The GarmentDiffusion work sits at a crossroads. It’s a vivid demonstration that diffusion models—once the darling of image generation—can be repurposed to reason about structured, manufacturing-ready geometry. It also signals a broader shift in design tools: models that can understand and fuse language, sketches, and partial designs into practical outputs, all without forcing designers to become programming experts or CAD wizards. The collaboration between Zhejiang University and Shenfu Research embodies a broader trend in academia and industry partners pooling their strengths to push AI beyond the glamorous demo and into the workshop floor.

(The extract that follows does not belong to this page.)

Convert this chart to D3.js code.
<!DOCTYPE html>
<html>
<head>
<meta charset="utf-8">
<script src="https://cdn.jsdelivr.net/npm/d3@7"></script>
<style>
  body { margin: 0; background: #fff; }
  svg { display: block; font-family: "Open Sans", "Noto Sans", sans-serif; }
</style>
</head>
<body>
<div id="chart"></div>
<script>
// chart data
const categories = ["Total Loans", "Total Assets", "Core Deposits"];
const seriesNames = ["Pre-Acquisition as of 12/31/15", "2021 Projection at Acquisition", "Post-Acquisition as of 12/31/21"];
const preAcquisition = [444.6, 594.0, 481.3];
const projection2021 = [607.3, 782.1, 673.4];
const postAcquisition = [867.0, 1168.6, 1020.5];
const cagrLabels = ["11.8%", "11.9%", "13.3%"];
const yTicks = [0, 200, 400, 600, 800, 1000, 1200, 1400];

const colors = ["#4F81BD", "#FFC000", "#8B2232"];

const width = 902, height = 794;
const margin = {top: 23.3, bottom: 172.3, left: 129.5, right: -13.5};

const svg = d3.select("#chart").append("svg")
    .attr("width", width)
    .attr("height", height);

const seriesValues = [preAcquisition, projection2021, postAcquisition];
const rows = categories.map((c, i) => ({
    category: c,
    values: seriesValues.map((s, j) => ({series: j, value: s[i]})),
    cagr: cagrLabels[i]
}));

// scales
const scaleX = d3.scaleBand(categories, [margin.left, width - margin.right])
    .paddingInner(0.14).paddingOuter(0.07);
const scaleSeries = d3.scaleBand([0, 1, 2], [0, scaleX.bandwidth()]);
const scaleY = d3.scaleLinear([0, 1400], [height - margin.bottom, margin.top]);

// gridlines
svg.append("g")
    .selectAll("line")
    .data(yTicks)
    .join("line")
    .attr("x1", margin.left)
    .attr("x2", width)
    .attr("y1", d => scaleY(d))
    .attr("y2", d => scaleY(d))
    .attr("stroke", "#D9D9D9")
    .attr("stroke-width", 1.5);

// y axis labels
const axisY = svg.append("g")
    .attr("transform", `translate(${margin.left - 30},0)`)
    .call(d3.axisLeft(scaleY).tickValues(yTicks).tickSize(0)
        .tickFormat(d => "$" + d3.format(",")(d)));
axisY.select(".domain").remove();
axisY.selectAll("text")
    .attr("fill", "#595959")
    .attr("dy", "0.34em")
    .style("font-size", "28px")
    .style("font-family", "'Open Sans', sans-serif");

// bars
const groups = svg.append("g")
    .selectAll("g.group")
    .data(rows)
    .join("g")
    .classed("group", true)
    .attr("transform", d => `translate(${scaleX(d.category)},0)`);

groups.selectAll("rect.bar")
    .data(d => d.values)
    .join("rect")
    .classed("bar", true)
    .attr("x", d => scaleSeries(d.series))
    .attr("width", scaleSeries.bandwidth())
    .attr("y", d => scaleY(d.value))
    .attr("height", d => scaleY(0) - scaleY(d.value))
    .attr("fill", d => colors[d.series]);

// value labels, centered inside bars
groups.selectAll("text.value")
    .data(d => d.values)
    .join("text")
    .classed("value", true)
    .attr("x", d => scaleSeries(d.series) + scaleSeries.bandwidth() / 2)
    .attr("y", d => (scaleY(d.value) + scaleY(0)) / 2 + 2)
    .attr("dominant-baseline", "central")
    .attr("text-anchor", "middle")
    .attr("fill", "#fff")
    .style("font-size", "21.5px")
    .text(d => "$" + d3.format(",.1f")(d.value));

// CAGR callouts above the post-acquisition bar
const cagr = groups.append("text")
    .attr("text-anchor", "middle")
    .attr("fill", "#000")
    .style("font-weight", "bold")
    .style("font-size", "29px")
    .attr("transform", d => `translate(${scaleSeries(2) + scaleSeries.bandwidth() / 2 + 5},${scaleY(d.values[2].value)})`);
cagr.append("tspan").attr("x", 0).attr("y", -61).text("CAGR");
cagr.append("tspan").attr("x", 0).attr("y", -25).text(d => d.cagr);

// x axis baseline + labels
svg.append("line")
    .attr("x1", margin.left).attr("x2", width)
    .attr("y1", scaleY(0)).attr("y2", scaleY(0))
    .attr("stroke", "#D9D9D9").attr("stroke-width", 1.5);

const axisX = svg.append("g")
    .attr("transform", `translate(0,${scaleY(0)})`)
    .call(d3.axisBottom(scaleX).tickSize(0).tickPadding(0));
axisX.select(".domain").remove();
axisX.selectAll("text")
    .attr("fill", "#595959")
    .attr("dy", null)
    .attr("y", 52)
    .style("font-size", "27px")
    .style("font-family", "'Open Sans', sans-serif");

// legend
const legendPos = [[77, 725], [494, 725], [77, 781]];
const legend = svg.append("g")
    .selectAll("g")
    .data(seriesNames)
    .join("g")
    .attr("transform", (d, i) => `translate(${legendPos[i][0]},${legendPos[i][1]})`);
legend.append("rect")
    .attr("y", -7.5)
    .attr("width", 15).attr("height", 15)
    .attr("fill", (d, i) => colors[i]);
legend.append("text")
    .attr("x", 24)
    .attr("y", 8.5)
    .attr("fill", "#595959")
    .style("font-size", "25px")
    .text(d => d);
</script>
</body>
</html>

One striking takeaway is a taste of what the near future could feel like: AI that acts like a highly capable assistant designer who can draft, revise, and optimize patterns in real time while you iterate on silhouettes and textures. The “how” of that transformation matters as much as the “what.” By choosing edge-based encoding and parallel denoising, GarmentDiffusion respects the geometry’s integrity while decoupling input modalities from the output. It’s a design choice that blends mathematical elegance with practical usefulness, a combination we should expect to see more of as AI begins to speak the language of objects and products, not just pixels and prompts.

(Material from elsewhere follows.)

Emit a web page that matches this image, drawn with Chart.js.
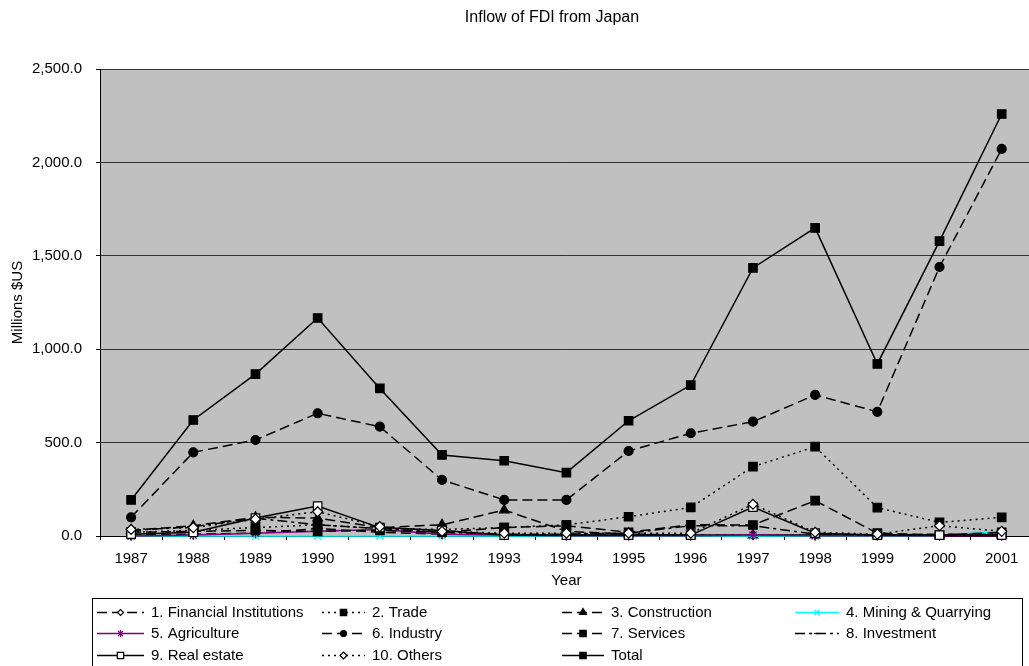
<!DOCTYPE html>
<html>
<head>
<meta charset="utf-8">
<title>Inflow of FDI from Japan</title>
<script src="https://cdn.jsdelivr.net/npm/chart.js@4/dist/chart.umd.min.js"></script>
<style>
  html, body { margin: 0; padding: 0; background: #fff; overflow: hidden; }
  canvas { display: block; }
</style>
</head>
<body>
<canvas id="fdi" width="1040" height="666"></canvas>
<script>
// Yearly inflow of FDI from Japan by sector, millions of US dollars
const years = ['1987','1988','1989','1990','1991','1992','1993','1994','1995','1996','1997','1998','1999','2000','2001'];

const financialInstitutions = [5, 10, 15, 40, 20, 10, 5, 5, 5, 5, 5, 5, 5, 5, 5];
const trade        = [20, 30, 45, 60, 40, 35, 45, 60, 103, 153, 371, 478, 152, 73, 100];
const construction = [30, 55, 100, 96, 45, 60, 139, 25, 10, 5, 5, 5, 5, 5, 5];
const mining       = [0, 0, 0, 0, 0, 0, 0, 0, 0, 0, 0, 0, 0, 2, 25];
const agriculture  = [0, 5, 15, 25, 35, 10, 5, 2, 2, 2, 5, 2, 2, 2, 2];
const industry     = [100, 448, 514, 657, 585, 300, 193, 193, 455, 550, 612, 755, 665, 1440, 2072];
const services     = [20, 25, 30, 25, 30, 20, 45, 55, 20, 60, 59, 189, 15, 5, 20];
const investment   = [30, 50, 95, 60, 40, 20, 10, 10, 15, 55, 55, 10, 5, 10, 10];
const realEstate   = [10, 20, 96, 160, 45, 30, 5, 5, 5, 5, 155, 15, 5, 5, 5];
const others       = [35, 45, 90, 130, 50, 25, 15, 15, 15, 15, 170, 20, 10, 55, 25];
const total        = [193, 621, 867, 1167, 790, 434, 403, 339, 617, 808, 1435, 1649, 921, 1579, 2259];

const yTicks = [0, 500, 1000, 1500, 2000, 2500];

const chartTitle = 'Inflow of FDI from Japan';
const FONT = "'Liberation Sans', Arial, sans-serif";

function series(label, data, color, dash, pointStyle, radius, fill) {
  return {
    label, data,
    borderColor: color,
    backgroundColor: color,
    borderWidth: 1.5,
    borderDash: dash,
    pointStyle,
    pointRadius: radius,
    pointHoverRadius: radius,
    pointBackgroundColor: fill,
    pointBorderColor: color,
    pointBorderWidth: 1.2,
    tension: 0,
    fill: false,
    clip: false
  };
}

const DASH = [10, 5];
const DOT = [2, 4];
const DASHDOT = [10, 4, 3, 4];

const datasets = [
  series('1. Financial Institutions', financialInstitutions, '#000', DASH, 'rectRot', 4.5, '#fff'),
  series('2. Trade', trade, '#000', DOT, 'rect', 6, '#000'),
  series('3. Construction', construction, '#000', DASH, 'triangle', 5.5, '#000'),
  series('4. Mining & Quarrying', mining, '#00ffff', [], 'crossRot', 5, '#00ffff'),
  series('5. Agriculture', agriculture, '#800080', [], 'star', 5, '#800080'),
  series('6. Industry', industry, '#000', DASH, 'circle', 4.5, '#000'),
  series('7. Services', services, '#000', DASH, 'rect', 6, '#000'),
  series('8. Investment', investment, '#000', DASHDOT, 'line', 4, '#000'),
  series('9. Real estate', realEstate, '#000', [], 'rect', 6, '#fff'),
  series('10. Others', others, '#000', DOT, 'rectRot', 5, '#fff'),
  series('Total', total, '#000', [], 'rect', 6, '#000')
];
// later series are drawn above earlier ones
datasets.forEach((d, i) => { d.order = datasets.length - i; });

// grey plot area and the chart heading
const plotBackground = {
  id: 'plotBackground',
  beforeDraw(chart) {
    const { ctx, chartArea: a } = chart;
    ctx.save();
    ctx.fillStyle = '#c0c0c0';
    ctx.fillRect(a.left, a.top, a.right - a.left, a.bottom - a.top);
    ctx.fillStyle = '#000';
    ctx.font = '16px ' + FONT;
    ctx.textAlign = 'center';
    ctx.textBaseline = 'middle';
    ctx.fillText(chartTitle, 552, 18);
    ctx.restore();
  }
};

// boxed legend in four columns, each entry showing the line style and marker
const boxedLegend = {
  id: 'boxedLegend',
  afterDraw(chart) {
    const ctx = chart.ctx;
    const cols = [[97, 151], [322, 372], [562, 611], [795, 846]];
    const rows = [612, 633, 655];
    ctx.save();
    ctx.strokeStyle = '#000';
    ctx.lineWidth = 1;
    ctx.setLineDash([]);
    ctx.strokeRect(92.5, 598.5, 930, 80);
    ctx.font = '15px ' + FONT;
    ctx.textBaseline = 'middle';
    ctx.textAlign = 'left';
    chart.data.datasets.forEach((ds, i) => {
      const [x0, tx] = cols[i % 4];
      const y = rows[Math.floor(i / 4)];
      const x1 = tx - 7;
      ctx.save();
      ctx.strokeStyle = ds.borderColor;
      ctx.lineWidth = ds.borderWidth;
      ctx.setLineDash(ds.borderDash);
      ctx.beginPath();
      ctx.moveTo(x0, y + 0.5);
      ctx.lineTo(x1, y + 0.5);
      ctx.stroke();
      ctx.setLineDash([]);
      ctx.fillStyle = ds.pointBackgroundColor;
      ctx.strokeStyle = ds.pointBorderColor;
      ctx.lineWidth = ds.pointBorderWidth;
      Chart.helpers.drawPoint(ctx, {
        pointStyle: ds.pointStyle,
        radius: Math.max(3, ds.pointRadius - 1.5),
        rotation: 0,
        borderWidth: ds.pointBorderWidth
      }, (x0 + x1) / 2, y + 0.5);
      ctx.restore();
      ctx.fillStyle = '#000';
      ctx.fillText(ds.label, tx, y + 1);
    });
    ctx.restore();
  }
};

new Chart(document.getElementById('fdi'), {
  type: 'line',
  data: { labels: years, datasets },
  options: {
    responsive: false,
    animation: false,
    events: [],
    layout: { padding: { left: 0, right: 2, top: 69, bottom: 68 } },
    plugins: {
      legend: { display: false },
      tooltip: { enabled: false },
      title: { display: false }
    },
    scales: {
      x: {
        type: 'category',
        offset: true,
        afterFit(scale) { scale.height = 62; },
        grid: {
          display: true,
          offset: true,
          drawOnChartArea: false,
          drawTicks: true,
          tickLength: 4,
          color: '#000'
        },
        border: { display: true, color: '#000', width: 1 },
        ticks: {
          color: '#000',
          padding: 10,
          maxRotation: 0,
          autoSkip: false,
          font: { family: FONT, size: 15 }
        },
        title: {
          display: true,
          text: 'Year',
          color: '#000',
          font: { family: FONT, size: 15 },
          padding: { top: 0, bottom: 8 }
        }
      },
      y: {
        min: 0,
        max: 2500,
        afterFit(scale) { scale.width = 100; },
        afterBuildTicks(scale) { scale.ticks = yTicks.map(v => ({ value: v })); },
        grid: {
          color: '#333',
          lineWidth: 1,
          drawTicks: true,
          tickLength: 4,
          tickColor: '#000'
        },
        border: { display: true, color: '#000', width: 1 },
        ticks: {
          color: '#000',
          padding: 14,
          font: { family: FONT, size: 15 },
          callback: v => Number(v).toLocaleString('en-US', { minimumFractionDigits: 1, maximumFractionDigits: 1 })
        },
        title: {
          display: true,
          text: 'Millions $US',
          color: '#000',
          font: { family: FONT, size: 15 },
          padding: { top: 9, bottom: 0 }
        }
      }
    }
  },
  plugins: [plotBackground, boxedLegend]
});
</script>
</body>
</html>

For now, the study is a milestone that underscores a larger truth: the future of fashion is not just about smarter fabrics or smarter runways. It’s about smarter patterns—patterns that can think in multiple modes and turn a vague idea into a tangible garment with impressive speed and precision. If you’ve ever watched a designer feverishly adjust pattern pieces on a table, you’ll recognize the value in a tool that can handle the heavy lifting while you focus on the creative spark. That is the promise GarmentDiffusion offers, and the path it treads is the one where art and engineering meet at the sewing machine, stitching the future together one carefully laid edge at a time.